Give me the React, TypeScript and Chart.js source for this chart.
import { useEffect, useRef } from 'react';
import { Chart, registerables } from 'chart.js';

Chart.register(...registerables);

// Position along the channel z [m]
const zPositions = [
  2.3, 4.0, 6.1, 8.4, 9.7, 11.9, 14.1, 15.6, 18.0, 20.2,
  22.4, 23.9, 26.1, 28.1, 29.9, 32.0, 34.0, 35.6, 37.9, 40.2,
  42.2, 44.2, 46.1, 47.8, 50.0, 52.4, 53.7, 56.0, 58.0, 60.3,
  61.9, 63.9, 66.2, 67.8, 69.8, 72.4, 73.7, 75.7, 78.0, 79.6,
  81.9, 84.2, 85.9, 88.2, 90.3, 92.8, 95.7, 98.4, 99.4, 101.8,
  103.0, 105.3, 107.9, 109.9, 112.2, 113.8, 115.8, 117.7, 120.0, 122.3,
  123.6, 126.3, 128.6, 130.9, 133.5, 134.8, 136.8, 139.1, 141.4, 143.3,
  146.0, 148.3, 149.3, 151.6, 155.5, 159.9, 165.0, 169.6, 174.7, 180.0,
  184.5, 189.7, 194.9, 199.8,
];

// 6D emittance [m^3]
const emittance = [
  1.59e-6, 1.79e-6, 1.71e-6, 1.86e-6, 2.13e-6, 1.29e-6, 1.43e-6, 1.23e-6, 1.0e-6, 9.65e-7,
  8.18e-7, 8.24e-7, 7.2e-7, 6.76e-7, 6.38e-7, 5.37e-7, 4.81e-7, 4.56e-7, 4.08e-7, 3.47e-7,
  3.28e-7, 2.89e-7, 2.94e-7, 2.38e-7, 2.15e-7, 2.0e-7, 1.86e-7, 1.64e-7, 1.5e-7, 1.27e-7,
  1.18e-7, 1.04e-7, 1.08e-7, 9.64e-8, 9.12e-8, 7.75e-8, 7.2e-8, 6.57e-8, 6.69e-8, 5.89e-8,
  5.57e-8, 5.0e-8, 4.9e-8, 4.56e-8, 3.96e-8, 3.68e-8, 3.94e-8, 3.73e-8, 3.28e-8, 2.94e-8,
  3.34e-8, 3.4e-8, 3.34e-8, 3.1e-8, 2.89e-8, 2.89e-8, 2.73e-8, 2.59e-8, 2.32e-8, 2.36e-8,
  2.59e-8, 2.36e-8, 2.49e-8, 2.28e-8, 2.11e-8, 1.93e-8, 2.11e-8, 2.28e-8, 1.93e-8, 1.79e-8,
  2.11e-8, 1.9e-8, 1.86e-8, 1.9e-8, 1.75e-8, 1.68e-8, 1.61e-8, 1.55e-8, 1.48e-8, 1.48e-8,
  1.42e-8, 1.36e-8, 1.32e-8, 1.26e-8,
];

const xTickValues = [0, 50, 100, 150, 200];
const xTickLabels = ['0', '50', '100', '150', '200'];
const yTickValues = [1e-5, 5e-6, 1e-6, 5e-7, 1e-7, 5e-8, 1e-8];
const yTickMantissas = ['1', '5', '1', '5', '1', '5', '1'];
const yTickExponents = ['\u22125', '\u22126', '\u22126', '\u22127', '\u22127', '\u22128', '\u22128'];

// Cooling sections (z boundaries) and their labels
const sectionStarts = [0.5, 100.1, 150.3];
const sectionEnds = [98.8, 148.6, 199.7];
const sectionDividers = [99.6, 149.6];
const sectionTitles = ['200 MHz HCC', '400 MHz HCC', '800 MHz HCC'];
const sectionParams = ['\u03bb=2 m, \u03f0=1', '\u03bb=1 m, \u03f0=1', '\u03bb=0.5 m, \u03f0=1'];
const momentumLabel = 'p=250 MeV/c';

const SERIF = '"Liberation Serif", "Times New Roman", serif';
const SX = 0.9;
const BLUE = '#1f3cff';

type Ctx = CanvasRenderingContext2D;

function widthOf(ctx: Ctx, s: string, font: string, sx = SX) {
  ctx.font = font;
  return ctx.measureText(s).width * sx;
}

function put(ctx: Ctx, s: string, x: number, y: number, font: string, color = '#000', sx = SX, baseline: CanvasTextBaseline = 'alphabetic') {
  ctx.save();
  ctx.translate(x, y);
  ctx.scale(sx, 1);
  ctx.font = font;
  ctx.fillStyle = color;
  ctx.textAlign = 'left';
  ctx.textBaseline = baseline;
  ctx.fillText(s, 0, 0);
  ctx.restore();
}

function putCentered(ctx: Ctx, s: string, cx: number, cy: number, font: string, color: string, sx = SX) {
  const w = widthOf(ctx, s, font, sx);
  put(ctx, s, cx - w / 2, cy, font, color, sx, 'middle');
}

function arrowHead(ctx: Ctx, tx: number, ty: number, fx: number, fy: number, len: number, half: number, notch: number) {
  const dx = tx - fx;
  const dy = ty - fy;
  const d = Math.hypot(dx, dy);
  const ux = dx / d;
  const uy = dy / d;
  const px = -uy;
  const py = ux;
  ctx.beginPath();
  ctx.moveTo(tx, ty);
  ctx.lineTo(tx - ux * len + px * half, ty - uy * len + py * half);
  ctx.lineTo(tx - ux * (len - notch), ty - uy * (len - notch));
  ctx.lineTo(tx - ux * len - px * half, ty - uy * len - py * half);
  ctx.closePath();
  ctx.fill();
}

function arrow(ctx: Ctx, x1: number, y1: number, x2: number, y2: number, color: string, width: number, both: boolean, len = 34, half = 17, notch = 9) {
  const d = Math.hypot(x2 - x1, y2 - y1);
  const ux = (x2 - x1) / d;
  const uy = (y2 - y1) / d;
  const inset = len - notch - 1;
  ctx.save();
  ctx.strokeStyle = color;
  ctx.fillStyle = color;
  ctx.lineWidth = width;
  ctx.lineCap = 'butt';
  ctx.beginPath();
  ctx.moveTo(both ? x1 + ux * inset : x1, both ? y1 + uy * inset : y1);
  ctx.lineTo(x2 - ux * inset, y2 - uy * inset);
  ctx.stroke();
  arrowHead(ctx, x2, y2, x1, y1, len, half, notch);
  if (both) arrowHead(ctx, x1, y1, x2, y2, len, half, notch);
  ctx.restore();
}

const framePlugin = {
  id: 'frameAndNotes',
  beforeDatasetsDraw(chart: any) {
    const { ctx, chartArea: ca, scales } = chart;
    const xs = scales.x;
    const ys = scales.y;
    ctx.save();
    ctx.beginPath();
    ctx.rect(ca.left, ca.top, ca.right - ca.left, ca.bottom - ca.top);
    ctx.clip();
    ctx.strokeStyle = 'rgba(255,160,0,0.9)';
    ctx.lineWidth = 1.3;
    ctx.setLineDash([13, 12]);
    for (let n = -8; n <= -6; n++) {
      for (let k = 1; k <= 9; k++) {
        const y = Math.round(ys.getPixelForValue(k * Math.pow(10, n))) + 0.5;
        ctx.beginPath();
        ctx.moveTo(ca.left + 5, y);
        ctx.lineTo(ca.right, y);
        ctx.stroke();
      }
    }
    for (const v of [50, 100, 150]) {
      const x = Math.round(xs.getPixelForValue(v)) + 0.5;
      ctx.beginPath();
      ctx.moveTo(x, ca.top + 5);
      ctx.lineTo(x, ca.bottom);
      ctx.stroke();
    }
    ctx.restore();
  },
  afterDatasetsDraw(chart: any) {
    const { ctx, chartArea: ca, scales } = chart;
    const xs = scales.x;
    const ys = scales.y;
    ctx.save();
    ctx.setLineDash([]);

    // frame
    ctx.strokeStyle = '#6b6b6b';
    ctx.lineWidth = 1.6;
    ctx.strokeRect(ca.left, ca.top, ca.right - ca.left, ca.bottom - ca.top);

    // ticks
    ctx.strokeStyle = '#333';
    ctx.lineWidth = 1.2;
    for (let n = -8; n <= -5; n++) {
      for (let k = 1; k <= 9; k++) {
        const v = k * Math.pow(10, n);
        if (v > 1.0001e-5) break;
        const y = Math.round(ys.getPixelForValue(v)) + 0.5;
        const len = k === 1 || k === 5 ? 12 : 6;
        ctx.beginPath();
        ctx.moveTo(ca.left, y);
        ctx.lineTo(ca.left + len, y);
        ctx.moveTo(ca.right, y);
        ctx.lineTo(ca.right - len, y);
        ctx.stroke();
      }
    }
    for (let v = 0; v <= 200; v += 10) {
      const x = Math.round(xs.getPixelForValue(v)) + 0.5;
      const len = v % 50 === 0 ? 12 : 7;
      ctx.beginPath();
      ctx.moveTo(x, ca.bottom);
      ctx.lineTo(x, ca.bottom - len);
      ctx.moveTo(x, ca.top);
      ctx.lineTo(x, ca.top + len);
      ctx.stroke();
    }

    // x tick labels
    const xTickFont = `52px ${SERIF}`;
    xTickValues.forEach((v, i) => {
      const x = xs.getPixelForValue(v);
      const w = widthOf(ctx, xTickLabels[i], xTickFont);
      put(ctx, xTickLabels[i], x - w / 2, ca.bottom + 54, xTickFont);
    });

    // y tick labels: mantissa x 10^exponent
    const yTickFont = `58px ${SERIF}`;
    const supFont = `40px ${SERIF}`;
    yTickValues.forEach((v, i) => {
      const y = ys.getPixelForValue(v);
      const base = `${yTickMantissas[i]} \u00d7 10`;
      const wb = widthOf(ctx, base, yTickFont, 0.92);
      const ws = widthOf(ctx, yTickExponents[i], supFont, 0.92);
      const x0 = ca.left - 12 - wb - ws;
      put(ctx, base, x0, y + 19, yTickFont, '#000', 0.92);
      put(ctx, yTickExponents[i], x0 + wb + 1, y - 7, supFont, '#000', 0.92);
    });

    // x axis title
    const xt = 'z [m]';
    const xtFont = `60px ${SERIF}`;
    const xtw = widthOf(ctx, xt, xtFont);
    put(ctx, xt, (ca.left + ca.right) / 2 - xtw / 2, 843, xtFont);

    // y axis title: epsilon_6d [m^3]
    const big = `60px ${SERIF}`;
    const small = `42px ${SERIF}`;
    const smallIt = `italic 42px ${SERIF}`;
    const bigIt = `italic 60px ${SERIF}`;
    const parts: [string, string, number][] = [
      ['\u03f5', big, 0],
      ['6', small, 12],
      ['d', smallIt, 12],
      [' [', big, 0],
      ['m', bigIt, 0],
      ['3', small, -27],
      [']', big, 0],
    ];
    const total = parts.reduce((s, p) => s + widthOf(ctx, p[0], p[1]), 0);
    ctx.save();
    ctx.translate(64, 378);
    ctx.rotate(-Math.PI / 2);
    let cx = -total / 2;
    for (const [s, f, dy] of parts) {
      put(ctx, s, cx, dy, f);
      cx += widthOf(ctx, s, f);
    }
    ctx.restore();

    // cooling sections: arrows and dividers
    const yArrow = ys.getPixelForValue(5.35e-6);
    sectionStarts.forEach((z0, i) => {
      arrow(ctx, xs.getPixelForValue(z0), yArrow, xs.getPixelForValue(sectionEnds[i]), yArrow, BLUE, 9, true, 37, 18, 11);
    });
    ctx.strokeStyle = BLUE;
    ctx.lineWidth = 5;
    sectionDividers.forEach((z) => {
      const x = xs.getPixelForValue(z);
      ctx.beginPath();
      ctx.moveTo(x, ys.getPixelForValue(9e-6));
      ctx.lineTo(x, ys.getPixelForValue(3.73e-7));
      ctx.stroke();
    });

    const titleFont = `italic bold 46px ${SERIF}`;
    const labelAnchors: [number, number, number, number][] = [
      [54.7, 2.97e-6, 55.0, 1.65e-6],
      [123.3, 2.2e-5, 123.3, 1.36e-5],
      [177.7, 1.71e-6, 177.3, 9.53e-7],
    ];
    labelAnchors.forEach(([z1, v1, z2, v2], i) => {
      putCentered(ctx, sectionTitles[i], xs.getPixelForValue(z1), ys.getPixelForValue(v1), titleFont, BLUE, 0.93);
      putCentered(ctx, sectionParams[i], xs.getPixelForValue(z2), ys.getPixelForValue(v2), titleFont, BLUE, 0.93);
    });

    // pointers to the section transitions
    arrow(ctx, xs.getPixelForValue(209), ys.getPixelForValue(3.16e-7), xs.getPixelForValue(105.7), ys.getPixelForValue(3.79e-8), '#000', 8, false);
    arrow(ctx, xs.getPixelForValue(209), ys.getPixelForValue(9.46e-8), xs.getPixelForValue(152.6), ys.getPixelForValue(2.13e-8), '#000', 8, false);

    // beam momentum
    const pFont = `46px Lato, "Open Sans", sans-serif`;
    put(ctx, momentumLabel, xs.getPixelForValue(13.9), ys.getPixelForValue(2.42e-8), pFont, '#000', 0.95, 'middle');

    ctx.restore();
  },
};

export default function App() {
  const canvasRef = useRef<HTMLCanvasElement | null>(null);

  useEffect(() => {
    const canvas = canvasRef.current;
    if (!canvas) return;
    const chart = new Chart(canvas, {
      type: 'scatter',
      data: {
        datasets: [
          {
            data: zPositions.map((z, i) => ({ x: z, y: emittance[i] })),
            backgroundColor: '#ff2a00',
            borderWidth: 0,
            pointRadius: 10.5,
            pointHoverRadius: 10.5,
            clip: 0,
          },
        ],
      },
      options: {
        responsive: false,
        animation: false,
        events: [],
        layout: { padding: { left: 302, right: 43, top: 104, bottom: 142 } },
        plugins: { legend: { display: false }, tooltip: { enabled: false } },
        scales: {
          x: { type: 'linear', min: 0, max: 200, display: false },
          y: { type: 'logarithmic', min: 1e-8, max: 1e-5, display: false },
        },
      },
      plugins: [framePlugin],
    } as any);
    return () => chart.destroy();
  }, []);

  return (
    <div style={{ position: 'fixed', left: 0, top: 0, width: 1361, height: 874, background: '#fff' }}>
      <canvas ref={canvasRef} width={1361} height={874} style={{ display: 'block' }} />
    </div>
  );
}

Work required:
Quote the listing word for word from its first line through the line in which "Chart.register(...registerables);" appears.

Answer for this exercise:
Give me the React, TypeScript and Chart.js source for this chart.
import { useEffect, useRef } from 'react';
import { Chart, registerables } from 'chart.js';

Chart.register(...registerables);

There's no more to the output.